▶ _SUPPLIED DATA_:
★ ★ ★ ★ ★ ★ ★
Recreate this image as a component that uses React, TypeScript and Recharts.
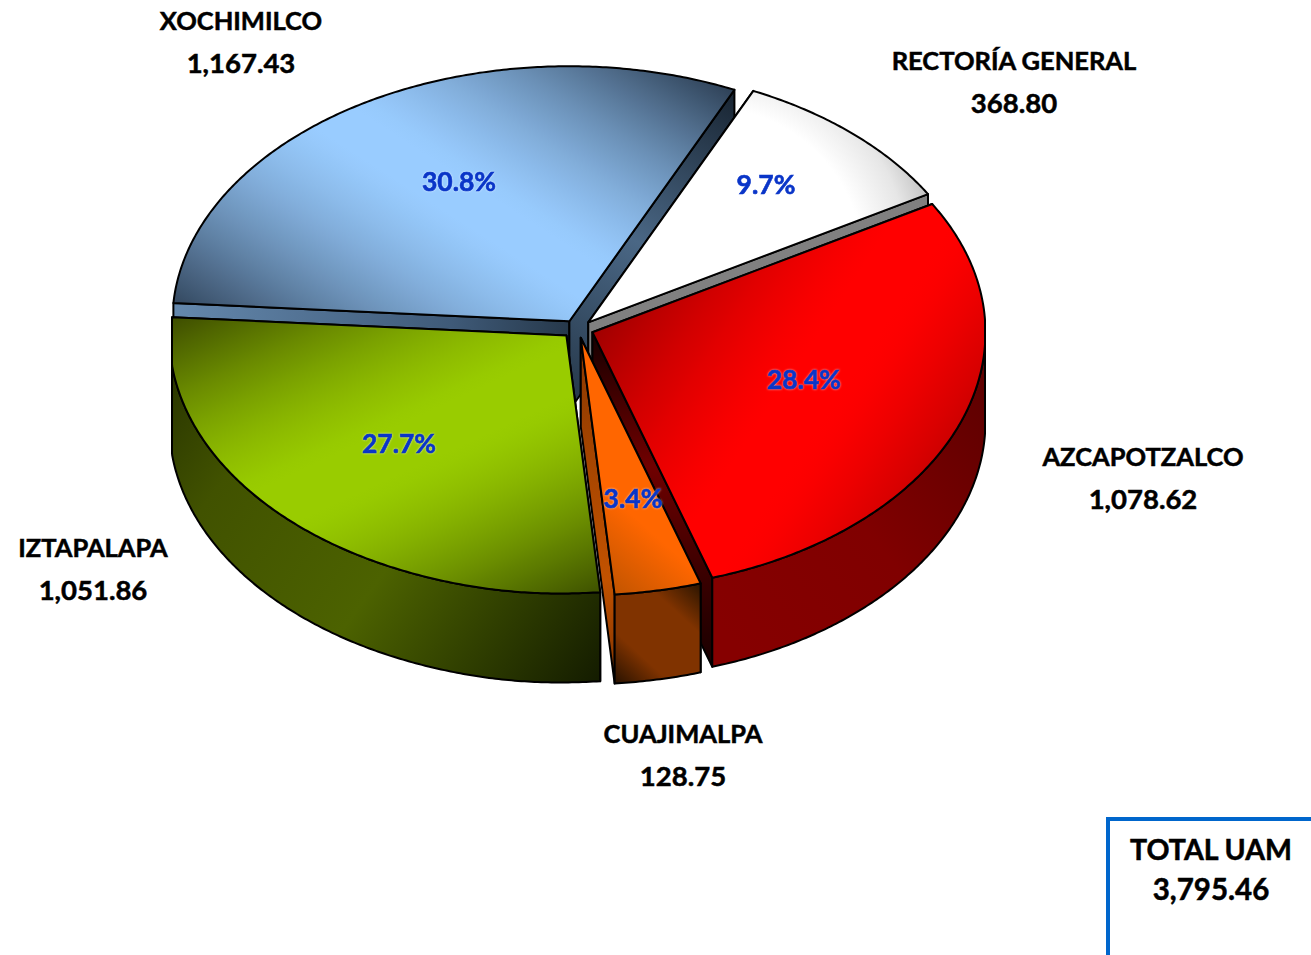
import React from "react";
import { PieChart, Pie } from "recharts";

const categories = ["XOCHIMILCO", "RECTORÍA GENERAL", "AZCAPOTZALCO", "CUAJIMALPA", "IZTAPALAPA"];
const amounts = [1167.43, 368.8, 1078.62, 128.75, 1051.86];
const totalLabel = "TOTAL UAM";
const totalValue = 3795.46;

const rows = categories.map((name, i) => ({ name, value: amounts[i] }));

const W = 1311, H = 955;
const CX = 577.5, CY = 329, RX = 397;
const RIGHT_SCALE = 0.99;
const RY_BACK = 255, RY_FRONT = 258;
const EXP_X = 16, EXP_Y = 9;
const DEPTH = 89;
const MIN_X = 172, MAX_X = 985;
const START = -184.1;
const NEAR_SHIFT = 6;
const FONT = "Lato, 'Open Sans', sans-serif";

type Stop = [number, string];
type Grad = { a: [number, number]; b: [number, number]; stops: Stop[] };
type Radial = { c: [number, number]; r: number; stops: Stop[] };
type Look = { top: Grad | Radial; outer: Grad; start: Grad; end: Grad };

const hex = (c: string) => [1, 3, 5].map((i) => parseInt(c.slice(i, i + 2), 16));
const mix = (a: string, b: string, t: number) => {
  const x = hex(a), y = hex(b);
  return `rgb(${x.map((v, i) => Math.round(v + (y[i] - v) * t)).join(",")})`;
};
// A dark-bright-dark colour band whose bright middle eases in softly.
const band = (d0: string, bright: string, d1: string, lo: number, hi: number): Stop[] => {
  const out: Stop[] = [];
  const ease = (t: number) => 0.5 * t + 0.5 * (1 - Math.cos((t * Math.PI) / 2));
  for (let i = 0; i <= 40; i++) {
    const o = i / 40;
    if (o < lo) out.push([o, mix(bright, d0, ease((lo - o) / lo))]);
    else if (o > hi) out.push([o, mix(bright, d1, ease((o - hi) / (1 - hi)))]);
    else out.push([o, bright]);
  }
  return out;
};

const looks: Record<string, Look> = {
  XOCHIMILCO: {
    top: { a: [301, 395], b: [566, -17], stops: band("#2f4258", "#99ccff", "#2f4258", 0.47, 0.56) },
    outer: { a: [175, 300], b: [600, 300], stops: [[0, "#5b7fa2"], [1, "#2a3b4d"]] },
    start: { a: [175, 310], b: [570, 330], stops: [[0, "#6488ad"], [0.7, "#3f5a78"], [1, "#26384a"]] },
    end: { a: [570, 400], b: [735, 100], stops: [[0, "#26384a"], [0.5, "#4a6785"], [1, "#1a2735"]] },
  },
  "RECTORÍA GENERAL": {
    top: { c: [705, 265], r: 240, stops: [[0, "#ffffff"], [0.66, "#ffffff"], [0.85, "#e6e6e6"], [1, "#bcbcbc"]] },
    outer: { a: [750, 100], b: [930, 200], stops: [[0, "#808080"], [1, "#808080"]] },
    start: { a: [590, 320], b: [930, 200], stops: [[0, "#808080"], [1, "#808080"]] },
    end: { a: [590, 320], b: [930, 200], stops: [[0, "#808080"], [1, "#808080"]] },
  },
  AZCAPOTZALCO: {
    top: { a: [634, 270], b: [966, 490], stops: band("#a00000", "#ff0000", "#b40000", 0.47, 0.62) },
    outer: { a: [714, 620], b: [985, 400], stops: [[0, "#860000"], [0.5, "#800000"], [1, "#600000"]] },
    start: { a: [592, 330], b: [932, 203], stops: [[0, "#800000"], [1, "#800000"]] },
    end: { a: [592, 330], b: [592, 670], stops: [[0, "#140000"], [0.4, "#700000"], [0.72, "#3a0000"], [1, "#180000"]] },
  },
  CUAJIMALPA: {
    top: { a: [606, 590], b: [655, 535], stops: [[0, "#c05400"], [1, "#ff6600"]] },
    outer: { a: [612, 683], b: [702, 585], stops: [[0, "#241000"], [0.3, "#803300"], [0.72, "#803300"], [1, "#2a1400"]] },
    start: { a: [580, 340], b: [700, 580], stops: [[0, "#803300"], [1, "#803300"]] },
    end: { a: [580, 340], b: [612, 683], stops: [[0, "#8a3800"], [0.7, "#c25200"], [1, "#803300"]] },
  },
  IZTAPALAPA: {
    top: { a: [328, 240], b: [512, 640], stops: band("#3a4800", "#99cc00", "#3a4c00", 0.44, 0.56) },
    outer: { a: [172, 370], b: [600, 680], stops: [[0, "#2a3600"], [0.2, "#415200"], [0.55, "#4c6200"], [1, "#141c00"]] },
    start: { a: [172, 318], b: [566, 335], stops: [[0, "#2a3600"], [1, "#2a3600"]] },
    end: { a: [566, 335], b: [600, 595], stops: [[0, "#2a3600"], [1, "#2a3600"]] },
  },
};

const percentAt: Record<string, [number, number]> = {
  XOCHIMILCO: [459, 181],
  "RECTORÍA GENERAL": [766, 184],
  AZCAPOTZALCO: [804, 379],
  CUAJIMALPA: [633, 498],
  IZTAPALAPA: [399, 443],
};
const nameAt: Record<string, [number, number]> = {
  XOCHIMILCO: [241, 20],
  "RECTORÍA GENERAL": [1014, 60],
  AZCAPOTZALCO: [1143, 456],
  CUAJIMALPA: [683, 733],
  IZTAPALAPA: [93, 547],
};

const money = (v: number) => v.toLocaleString("en-US", { minimumFractionDigits: 2, maximumFractionDigits: 2 });
const rad = (d: number) => (d * Math.PI) / 180;

function gradientNode(id: string, g: Grad | Radial) {
  const stops = g.stops.map(([o, c], i) => <stop key={i} offset={o} stopColor={c} />);
  if ("c" in g) {
    return (
      <radialGradient id={id} gradientUnits="userSpaceOnUse" cx={g.c[0]} cy={g.c[1]} r={g.r}>
        {stops}
      </radialGradient>
    );
  }
  return (
    <linearGradient id={id} gradientUnits="userSpaceOnUse" x1={g.a[0]} y1={g.a[1]} x2={g.b[0]} y2={g.b[1]}>
      {stops}
    </linearGradient>
  );
}

function Slice3D(props: any) {
  const { cx, cy, outerRadius, startAngle, endAngle, midAngle, name, payload } = props;
  const key: string = name ?? payload?.name;
  const look = looks[key];
  const ox = cx + EXP_X * Math.cos(rad(midAngle));
  const oy = cy - EXP_Y * Math.sin(rad(midAngle));
  const pt = (a: number): [number, number] => {
    const s = Math.sin(rad(a));
    const c = Math.cos(rad(a));
    const near = s < 0 ? Math.pow(-s, 40) * NEAR_SHIFT : 0;
    const x = ox + outerRadius * c * (c > 0 ? RIGHT_SCALE : 1) - near;
    const y = oy - (s > 0 ? RY_BACK : RY_FRONT) * s;
    return [Math.min(MAX_X, Math.max(MIN_X, x)), y];
  };
  const n = Math.max(8, Math.ceil(Math.abs(endAngle - startAngle) * 2));
  const angles: number[] = [];
  for (let i = 0; i <= n; i++) angles.push(startAngle + ((endAngle - startAngle) * i) / n);
  const arc = angles.map(pt);
  const frontArc = angles.filter((a) => Math.sin(rad(a)) <= 0).map(pt);
  const poly = (p: [number, number][]) => "M" + p.map((q) => `${q[0].toFixed(2)},${q[1].toFixed(2)}`).join("L") + "Z";
  const down = (p: [number, number]): [number, number] => [p[0], p[1] + DEPTH];
  const apex: [number, number] = [ox, oy];
  const first = arc[0], last = arc[arc.length - 1];
  const id = key.replace(/[^A-Z]/g, "");
  const line = { stroke: "#000", strokeWidth: 2, strokeLinejoin: "round" as const };
  return (
    <g>
      <defs>
        {gradientNode(id + "top", look.top)}
        {gradientNode(id + "outer", look.outer)}
        {gradientNode(id + "start", look.start)}
        {gradientNode(id + "end", look.end)}
      </defs>
      <path d={poly([apex, first, down(first), down(apex)])} fill={`url(#${id}start)`} {...line} />
      <path d={poly([apex, last, down(last), down(apex)])} fill={`url(#${id}end)`} {...line} />
      {frontArc.length > 1 && (
        <path d={poly([...frontArc, ...frontArc.map(down).reverse()])} fill={`url(#${id}outer)`} {...line} />
      )}
      <path d={poly([apex, ...arc])} fill={`url(#${id}top)`} {...line} />
    </g>
  );
}

function SliceLabel(props: any) {
  const key: string = props.name ?? props.payload?.name;
  const value: number = props.value ?? props.payload?.value;
  const [px, py] = percentAt[key];
  const [nx, ny] = nameAt[key];
  const big = { textAnchor: "middle" as const, dominantBaseline: "central" as const, fontFamily: FONT, fontWeight: 700 };
  return (
    <g>
      <text
        x={px}
        y={py}
        {...big}
        fontSize={26.5}
        fill="#0a35c8"
        stroke="#0a35c8"
        strokeWidth={0.6}
        style={{ filter: "drop-shadow(0 0 1px rgba(255,255,255,0.7))" }}
      >
        {(props.percent * 100).toFixed(1)}%
      </text>
      <text x={nx} y={ny} {...big} fontSize={25.5} fill="#000" stroke="#000" strokeWidth={0.5}>{key}</text>
      <text x={nx} y={ny + 42} {...big} fontSize={27.5} fill="#000" stroke="#000" strokeWidth={0.5}>{money(value)}</text>
    </g>
  );
}

export default function App() {
  return (
    <div style={{ position: "absolute", left: 0, top: 0, width: W, height: H, overflow: "hidden", background: "#fff" }}>
      <PieChart width={W} height={H} margin={{ top: 0, right: 0, bottom: 0, left: 0 }}>
        <Pie
          data={rows}
          dataKey="value"
          nameKey="name"
          cx={CX}
          cy={CY}
          innerRadius={0}
          outerRadius={RX}
          startAngle={START}
          endAngle={START - 360}
          isAnimationActive={false}
          shape={Slice3D}
          label={SliceLabel}
          labelLine={false}
          stroke="none"
        />
      </PieChart>
      <div style={{ position: "absolute", left: 1106, top: 817, width: 300, height: 300, borderLeft: "4px solid #0066cc", borderTop: "4px solid #0066cc" }} />
      <div style={{ position: "absolute", left: 1111, top: 830, width: 200, textAlign: "center", fontFamily: FONT, fontWeight: 700, fontSize: 28.5, lineHeight: "39px", color: "#000", WebkitTextStroke: "0.5px #000" }}>
        <div>{totalLabel}</div>
        <div style={{ fontSize: 29.5 }}>{money(totalValue)}</div>
      </div>
    </div>
  );
}
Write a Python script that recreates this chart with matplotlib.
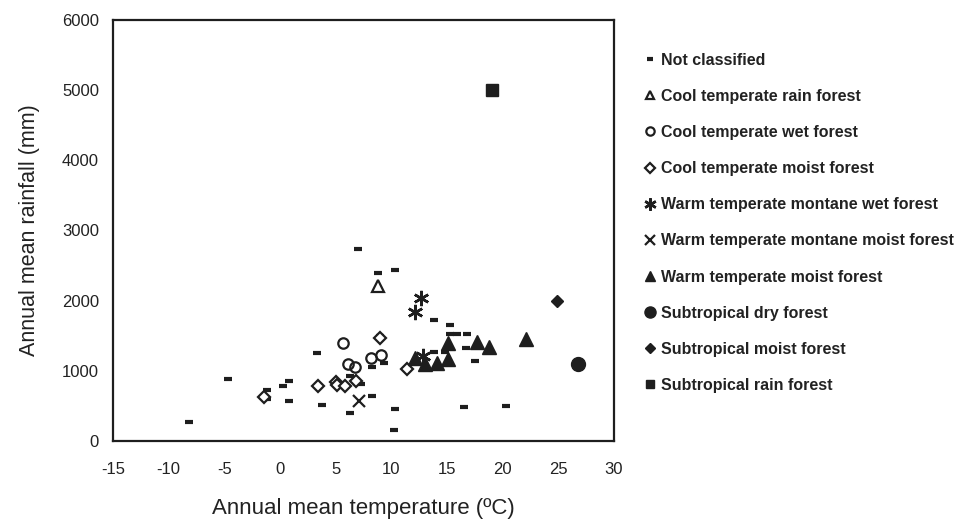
★ ★ ★ ★ ★ ★ ★
Extract all lines from the material above that include the word "React".

Recreate this image as a component that uses React, TypeScript and Recharts.
import React from "react";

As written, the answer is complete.